Assuming the Cleveland Indians do not bring back Rajai Davis — which is a fairly big assumption — where does that leave the outfield? At best, it’s Michael Brantley in left, Tyler Naquin in center, and a mix of Lonnie Chisenhall and Brandon Guyer in right. Abraham Almonte as a fourth/fifth-ish outfielder?
The corners are set if Brantley can stay healthy, but center field is terrifying. Without even getting into defense, there is no way Tyler Naquin should be hitting against left-handed pitching. It’s an issue that has plagued him his entire minor-league career, and it isn’t likely to change now that major-league pitchers know how to beat him so easily. Maybe he will adjust, but what if there is an option out there to protect against him failing to do so? Enter Jon Jay.
Jon Jay is not the sexiest free agent, not even the sexiest outfield free agent, but neither were Rajai Davis or Mike Napoli last offseason.
After a six-year career of playing in St. Louis Cardinal red, Jay ventured to the West Coast and spent the season with the San Diego Padres, playing in 90 games around a broken forearm suffered in June. Even with the injury, he slashed .291/.339/.389 for a wRC+ of 100 with the Padres.
Jay’s defense dipped in the small sample size of one year, but over the last three seasons his UZR is 7.6 in center field, 18th among major-leaguer center fielders in that span. It’s not elite-level defense, but it’s prbably better than Naquin with a bat that can play against right-handed and left-handed pitching.

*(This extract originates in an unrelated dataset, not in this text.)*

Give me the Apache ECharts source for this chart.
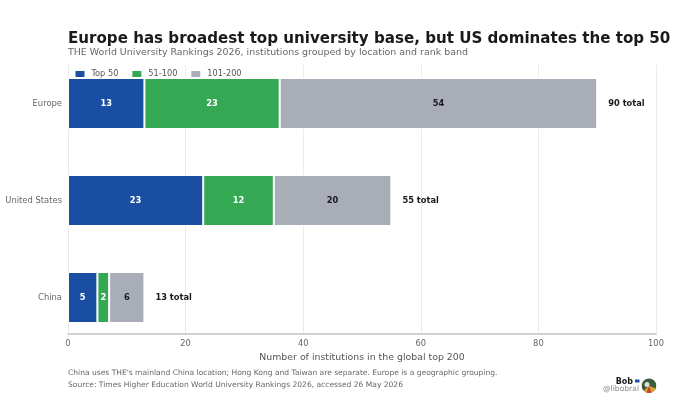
<!DOCTYPE html>
<html><head><meta charset="utf-8">
<style>html,body{margin:0;padding:0;background:#fff}#c{width:680px;height:408px}</style>
<script src="https://cdn.jsdelivr.net/npm/echarts@6/dist/echarts.min.js"></script>
</head><body><div id="c"></div>
<script>
const categories = ['Europe', 'United States', 'China'];
const top50 = [13, 23, 5];
const r51to100 = [23, 12, 2];
const r101to200 = [54, 20, 6];
const totals = [90, 55, 13];
const xTicks = [0, 20, 40, 60, 80, 100];
const F = 'DejaVu Sans';
const chart = echarts.init(document.getElementById('c'), null, {renderer: 'canvas'});
function seg(name, data, color, labelColor) {
  return {name, type: 'bar', stack: 'a', data, barWidth: 51, xAxisIndex: 1, yAxisIndex: 1,
    itemStyle: {color, borderColor: '#fff', borderWidth: 1},
    label: {show: true, position: 'inside', color: labelColor, fontFamily: F, fontSize: 8.3, fontWeight: 'bold'}};
}
chart.setOption({
  animation: false,
  backgroundColor: '#fff',
  title: [
    {text: 'Europe has broadest top university base, but US dominates the top 50', left: 68, top: 31.5, padding: 0,
     textStyle: {fontFamily: F, fontSize: 15.1, fontWeight: 'bold', color: '#1a1a1a'}},
    {text: 'THE World University Rankings 2026, institutions grouped by location and rank band', left: 68, top: 48, padding: 0,
     textStyle: {fontFamily: F, fontSize: 9.45, fontWeight: 'normal', color: '#666'}}
  ],
  legend: {left: 75.5, top: 70, padding: 0, itemWidth: 9, itemHeight: 6, itemGap: 14, icon: 'rect',
    itemStyle: {borderWidth: 0},
    data: ['Top 50', '51-100', '101-200'],
    textStyle: {fontFamily: F, fontSize: 8.2, color: '#555', padding: [0, 0, 0, 2]}},
  grid: [
    {left: 68, right: 24, top: 65, bottom: 74, outerBoundsMode: 'none'},
    {left: 68, right: 24, top: 55, bottom: 62, outerBoundsMode: 'none'}
  ],
  xAxis: [
    {type: 'value', gridIndex: 0, min: 0, max: 100, interval: 20,
     axisLine: {show: true, lineStyle: {color: '#c4c4c4', width: 1.5}}, axisTick: {show: false},
     splitLine: {show: true, lineStyle: {color: '#ebebeb', width: 1}},
     axisLabel: {fontFamily: F, fontSize: 8.3, color: '#666', margin: 6,
       customValues: xTicks, formatter: v => String(v)},
     name: 'Number of institutions in the global top 200', nameLocation: 'middle', nameGap: 18,
     nameTextStyle: {fontFamily: F, fontSize: 9.4, color: '#555'}},
    {type: 'value', gridIndex: 1, min: 0, max: 100, show: false}
  ],
  yAxis: [
    {type: 'value', gridIndex: 0, min: 0, max: 1, show: false},
    {type: 'category', gridIndex: 1, inverse: true, data: categories,
     axisLine: {show: false}, axisTick: {show: false}, splitLine: {show: false},
     axisLabel: {fontFamily: F, fontSize: 8.4, color: '#666', margin: 6}}
  ],
  series: [
    seg('Top 50', top50, '#1a4ea3', '#fff'),
    seg('51-100', r51to100, '#34a853', '#fff'),
    seg('101-200', r101to200, '#a8adb7', '#1a1a1a'),
    {name: 'total', type: 'scatter', xAxisIndex: 1, yAxisIndex: 1, symbolSize: 0, silent: true,
     itemStyle: {opacity: 1},
     data: totals.map((t, i) => [t, i]),
     label: {show: true, position: 'right', distance: 11, formatter: p => p.value[0] + ' total',
       fontFamily: F, fontSize: 8.3, fontWeight: 'bold', color: '#1a1a1a'}}
  ],
  graphic: [
    {type: 'text', left: 68, top: 369, style: {text: "China uses THE's mainland China location; Hong Kong and Taiwan are separate. Europe is a geographic grouping.", font: '7.55px "DejaVu Sans"', fill: '#666'}},
    {type: 'text', left: 68, top: 381.5, style: {text: 'Source: Times Higher Education World University Rankings 2026, accessed 26 May 2026', font: '7.55px "DejaVu Sans"', fill: '#666'}},
    {type: 'text', right: 47, top: 378, style: {text: 'Bob', font: 'bold 8px "DejaVu Sans"', fill: '#1a1a1a'}},
    {type: 'text', right: 41, top: 385, style: {text: '@libobral', font: '7.6px "DejaVu Sans"', fill: '#888'}},
    {type: 'rect', shape: {x: 635, y: 379.5, width: 4.5, height: 3}, style: {fill: '#1a4ea3'}},
    {type: 'sector', shape: {cx: 649, cy: 385.7, r: 7.3, r0: 0, startAngle: 0, endAngle: 6.3}, style: {fill: '#3d5a3a'}},
    {type: 'sector', shape: {cx: 649, cy: 385.7, r: 7.3, r0: 0, startAngle: 0.4, endAngle: 2.4}, style: {fill: '#d9a62e'}},
    {type: 'sector', shape: {cx: 649, cy: 385.7, r: 7.3, r0: 0, startAngle: 1.2, endAngle: 1.9}, style: {fill: '#c8443a'}},
    {type: 'circle', shape: {cx: 647, cy: 384.5, r: 2.5}, style: {fill: '#dfe3e0'}}
  ]
});
</script></body></html>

Any outfielder signed this offseason is likely just a bridge to Bradley Zimmer or, at worst, Greg Allen in a couple years. Jay is coming off of a two-year deal worth $11 million, which is around what he should be getting this offseason — the perfect length to either cover for another year of development for Bradley Zimmer, or to even deal Jay at the deadline if Zimmer is ready earlier than expected.